(Charts and diagrams as code)
--------

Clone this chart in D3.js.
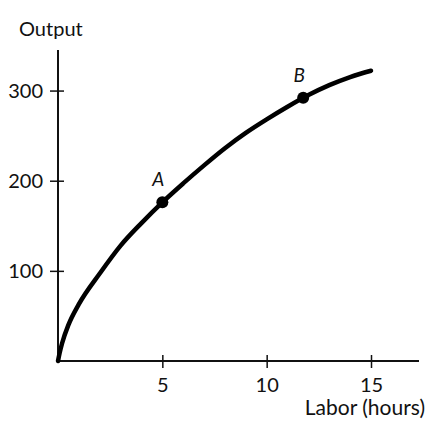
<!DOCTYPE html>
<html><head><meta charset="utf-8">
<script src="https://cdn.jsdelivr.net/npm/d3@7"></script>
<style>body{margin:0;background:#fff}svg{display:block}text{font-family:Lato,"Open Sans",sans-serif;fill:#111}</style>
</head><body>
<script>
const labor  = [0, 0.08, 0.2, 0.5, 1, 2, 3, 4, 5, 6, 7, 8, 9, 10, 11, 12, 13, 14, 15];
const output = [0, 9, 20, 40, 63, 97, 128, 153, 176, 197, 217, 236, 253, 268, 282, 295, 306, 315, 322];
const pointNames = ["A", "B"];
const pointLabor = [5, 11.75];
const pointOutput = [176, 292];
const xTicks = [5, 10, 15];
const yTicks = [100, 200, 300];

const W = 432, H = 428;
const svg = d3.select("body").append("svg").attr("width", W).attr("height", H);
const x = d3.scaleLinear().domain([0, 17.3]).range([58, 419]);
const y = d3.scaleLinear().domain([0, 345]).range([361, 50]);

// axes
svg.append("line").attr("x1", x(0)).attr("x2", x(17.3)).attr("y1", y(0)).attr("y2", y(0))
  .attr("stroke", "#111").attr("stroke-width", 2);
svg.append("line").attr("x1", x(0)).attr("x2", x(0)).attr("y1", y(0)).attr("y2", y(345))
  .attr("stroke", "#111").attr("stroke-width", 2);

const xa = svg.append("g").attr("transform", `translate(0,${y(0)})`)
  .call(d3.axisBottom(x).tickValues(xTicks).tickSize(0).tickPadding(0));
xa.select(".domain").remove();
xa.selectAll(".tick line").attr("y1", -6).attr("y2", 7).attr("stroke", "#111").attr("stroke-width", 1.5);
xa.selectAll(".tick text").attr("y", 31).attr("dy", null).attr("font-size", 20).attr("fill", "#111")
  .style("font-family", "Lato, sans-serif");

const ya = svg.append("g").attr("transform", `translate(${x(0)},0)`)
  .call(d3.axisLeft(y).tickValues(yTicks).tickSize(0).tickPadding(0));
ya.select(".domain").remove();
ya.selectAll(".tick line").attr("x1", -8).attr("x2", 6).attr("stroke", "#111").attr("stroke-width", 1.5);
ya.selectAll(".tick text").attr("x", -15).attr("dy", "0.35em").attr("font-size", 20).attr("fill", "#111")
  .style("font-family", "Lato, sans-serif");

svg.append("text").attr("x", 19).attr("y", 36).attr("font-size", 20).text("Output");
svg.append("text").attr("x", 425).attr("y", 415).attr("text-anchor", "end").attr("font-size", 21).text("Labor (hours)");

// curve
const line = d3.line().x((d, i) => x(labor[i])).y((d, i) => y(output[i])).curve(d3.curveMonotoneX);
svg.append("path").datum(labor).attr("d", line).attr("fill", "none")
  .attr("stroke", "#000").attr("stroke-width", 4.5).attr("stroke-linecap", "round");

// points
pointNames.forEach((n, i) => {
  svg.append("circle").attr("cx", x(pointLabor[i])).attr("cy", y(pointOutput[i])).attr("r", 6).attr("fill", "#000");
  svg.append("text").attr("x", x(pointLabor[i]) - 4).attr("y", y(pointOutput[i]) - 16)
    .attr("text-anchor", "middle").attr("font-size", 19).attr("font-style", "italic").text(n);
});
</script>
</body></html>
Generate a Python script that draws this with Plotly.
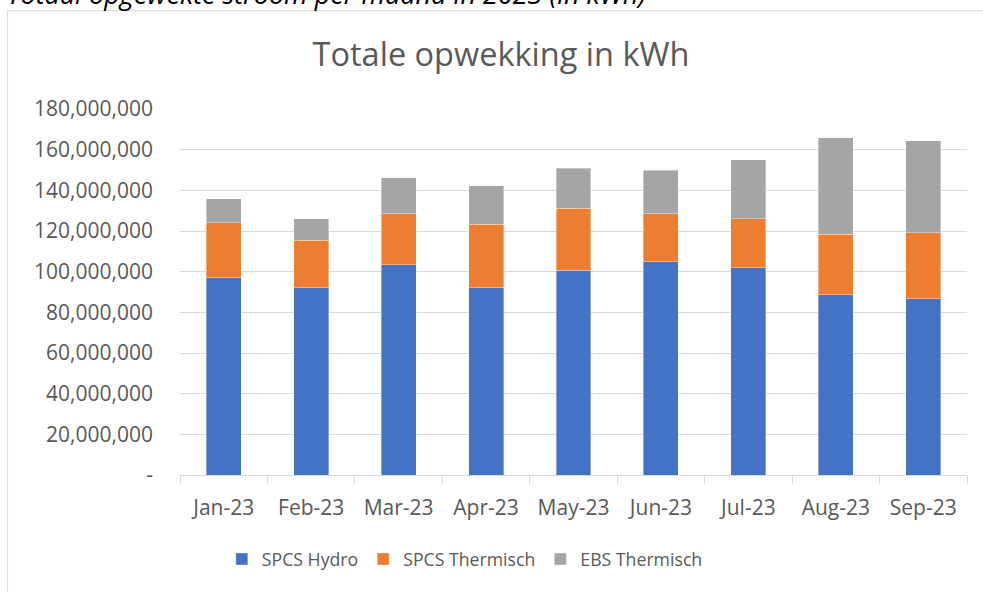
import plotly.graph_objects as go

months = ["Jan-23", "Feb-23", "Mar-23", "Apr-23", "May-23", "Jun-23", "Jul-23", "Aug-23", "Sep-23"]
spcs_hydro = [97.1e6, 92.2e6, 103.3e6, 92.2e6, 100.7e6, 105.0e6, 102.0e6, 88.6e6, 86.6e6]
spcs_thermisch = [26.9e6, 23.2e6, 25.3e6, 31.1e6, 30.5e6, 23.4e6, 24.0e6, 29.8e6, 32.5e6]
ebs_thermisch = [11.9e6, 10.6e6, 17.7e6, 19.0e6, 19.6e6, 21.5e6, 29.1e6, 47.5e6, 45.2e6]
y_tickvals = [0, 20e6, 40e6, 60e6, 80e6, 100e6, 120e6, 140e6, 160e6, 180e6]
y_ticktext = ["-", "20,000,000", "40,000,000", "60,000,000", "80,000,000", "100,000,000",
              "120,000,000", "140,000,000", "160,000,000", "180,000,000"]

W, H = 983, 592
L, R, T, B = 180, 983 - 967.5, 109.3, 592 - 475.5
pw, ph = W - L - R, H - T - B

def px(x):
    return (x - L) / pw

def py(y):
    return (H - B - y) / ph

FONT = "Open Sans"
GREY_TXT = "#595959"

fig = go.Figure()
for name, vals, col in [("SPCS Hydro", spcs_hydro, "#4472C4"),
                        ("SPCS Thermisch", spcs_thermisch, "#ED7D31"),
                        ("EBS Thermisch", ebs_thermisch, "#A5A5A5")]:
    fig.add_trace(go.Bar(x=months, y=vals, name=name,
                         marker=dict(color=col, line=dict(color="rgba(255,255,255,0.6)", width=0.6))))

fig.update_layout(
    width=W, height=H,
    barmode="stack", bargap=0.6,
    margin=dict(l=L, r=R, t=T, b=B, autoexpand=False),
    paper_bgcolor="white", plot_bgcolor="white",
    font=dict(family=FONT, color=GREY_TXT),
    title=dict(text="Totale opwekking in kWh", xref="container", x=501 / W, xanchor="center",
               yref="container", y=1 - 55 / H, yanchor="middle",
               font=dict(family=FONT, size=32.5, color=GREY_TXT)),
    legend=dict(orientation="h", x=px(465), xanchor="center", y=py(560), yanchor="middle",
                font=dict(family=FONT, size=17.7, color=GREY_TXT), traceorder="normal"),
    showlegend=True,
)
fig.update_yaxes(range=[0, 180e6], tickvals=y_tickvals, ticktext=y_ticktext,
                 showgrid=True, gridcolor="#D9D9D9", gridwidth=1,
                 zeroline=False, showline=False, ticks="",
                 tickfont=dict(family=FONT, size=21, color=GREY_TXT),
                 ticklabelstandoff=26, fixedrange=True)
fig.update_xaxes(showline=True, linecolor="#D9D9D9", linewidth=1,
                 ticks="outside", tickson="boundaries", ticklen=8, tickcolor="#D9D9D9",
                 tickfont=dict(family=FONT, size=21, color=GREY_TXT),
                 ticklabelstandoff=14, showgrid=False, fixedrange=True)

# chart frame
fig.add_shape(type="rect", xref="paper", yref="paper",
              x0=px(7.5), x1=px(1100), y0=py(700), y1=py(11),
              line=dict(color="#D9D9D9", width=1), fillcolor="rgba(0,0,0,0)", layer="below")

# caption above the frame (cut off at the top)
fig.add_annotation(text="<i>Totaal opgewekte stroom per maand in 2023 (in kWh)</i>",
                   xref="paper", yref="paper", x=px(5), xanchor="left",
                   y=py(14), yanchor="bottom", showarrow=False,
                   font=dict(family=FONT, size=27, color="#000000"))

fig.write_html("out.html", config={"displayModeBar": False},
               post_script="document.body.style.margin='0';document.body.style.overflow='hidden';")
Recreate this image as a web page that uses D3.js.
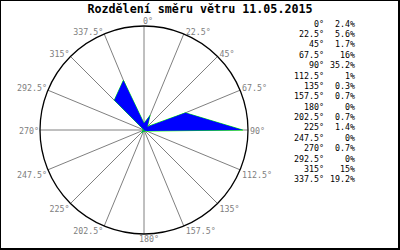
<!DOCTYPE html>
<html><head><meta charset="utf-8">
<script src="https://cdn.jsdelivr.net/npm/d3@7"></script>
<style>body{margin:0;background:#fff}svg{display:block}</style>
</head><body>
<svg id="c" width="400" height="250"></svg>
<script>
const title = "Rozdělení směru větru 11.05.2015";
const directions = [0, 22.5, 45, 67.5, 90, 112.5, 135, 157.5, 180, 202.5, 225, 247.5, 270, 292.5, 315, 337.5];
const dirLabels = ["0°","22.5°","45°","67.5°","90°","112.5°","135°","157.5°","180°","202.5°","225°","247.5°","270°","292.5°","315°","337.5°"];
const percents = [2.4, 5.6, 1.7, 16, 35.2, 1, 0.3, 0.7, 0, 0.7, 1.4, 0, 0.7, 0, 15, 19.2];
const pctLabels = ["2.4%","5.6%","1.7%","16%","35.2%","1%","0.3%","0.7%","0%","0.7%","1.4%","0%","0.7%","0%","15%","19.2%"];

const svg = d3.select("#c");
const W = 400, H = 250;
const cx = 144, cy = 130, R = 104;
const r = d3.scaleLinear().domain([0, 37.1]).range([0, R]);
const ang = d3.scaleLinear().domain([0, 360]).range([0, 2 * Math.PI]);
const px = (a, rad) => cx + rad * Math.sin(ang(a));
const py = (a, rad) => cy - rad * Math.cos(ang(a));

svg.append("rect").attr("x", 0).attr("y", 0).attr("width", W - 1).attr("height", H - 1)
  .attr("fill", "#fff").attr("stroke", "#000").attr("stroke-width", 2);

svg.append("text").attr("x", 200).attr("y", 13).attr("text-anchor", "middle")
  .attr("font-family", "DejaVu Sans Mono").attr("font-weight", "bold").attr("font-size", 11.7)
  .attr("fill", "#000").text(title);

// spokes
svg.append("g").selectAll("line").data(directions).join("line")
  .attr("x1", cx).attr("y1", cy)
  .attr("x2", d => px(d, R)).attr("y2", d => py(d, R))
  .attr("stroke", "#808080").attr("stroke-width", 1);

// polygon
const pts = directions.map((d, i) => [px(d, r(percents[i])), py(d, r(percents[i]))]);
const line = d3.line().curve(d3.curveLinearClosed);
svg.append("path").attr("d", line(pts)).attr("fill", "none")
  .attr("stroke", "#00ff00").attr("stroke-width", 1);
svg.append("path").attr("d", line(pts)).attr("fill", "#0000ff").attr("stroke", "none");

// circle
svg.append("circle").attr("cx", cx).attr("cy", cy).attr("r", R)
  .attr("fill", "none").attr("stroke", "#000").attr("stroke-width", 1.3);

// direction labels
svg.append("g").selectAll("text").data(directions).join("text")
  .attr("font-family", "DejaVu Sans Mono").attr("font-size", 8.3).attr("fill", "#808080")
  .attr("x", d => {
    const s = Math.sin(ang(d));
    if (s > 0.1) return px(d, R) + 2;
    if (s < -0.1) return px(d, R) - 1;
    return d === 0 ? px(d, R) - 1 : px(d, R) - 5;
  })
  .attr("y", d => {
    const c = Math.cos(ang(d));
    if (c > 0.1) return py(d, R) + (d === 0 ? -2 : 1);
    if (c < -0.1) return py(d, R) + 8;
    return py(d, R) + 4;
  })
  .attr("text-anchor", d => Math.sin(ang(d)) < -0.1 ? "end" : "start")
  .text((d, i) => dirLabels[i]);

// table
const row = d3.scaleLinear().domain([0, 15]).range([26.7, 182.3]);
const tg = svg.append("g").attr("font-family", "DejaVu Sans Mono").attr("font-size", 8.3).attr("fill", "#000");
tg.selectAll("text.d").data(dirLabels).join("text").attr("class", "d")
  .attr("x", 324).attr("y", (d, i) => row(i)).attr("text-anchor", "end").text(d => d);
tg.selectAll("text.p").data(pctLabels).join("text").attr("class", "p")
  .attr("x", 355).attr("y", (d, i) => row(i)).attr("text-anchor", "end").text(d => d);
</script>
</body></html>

--------

**BRIEF**
Everything from the line that contains "Generate a Python" down to the line that contains "import plotly.graph_objects as go" should be written out exactly, end lines too, minus the pictures.

**OUTPUT OF THE TASK**
Generate a Python script that draws this with Plotly.
import plotly.graph_objects as go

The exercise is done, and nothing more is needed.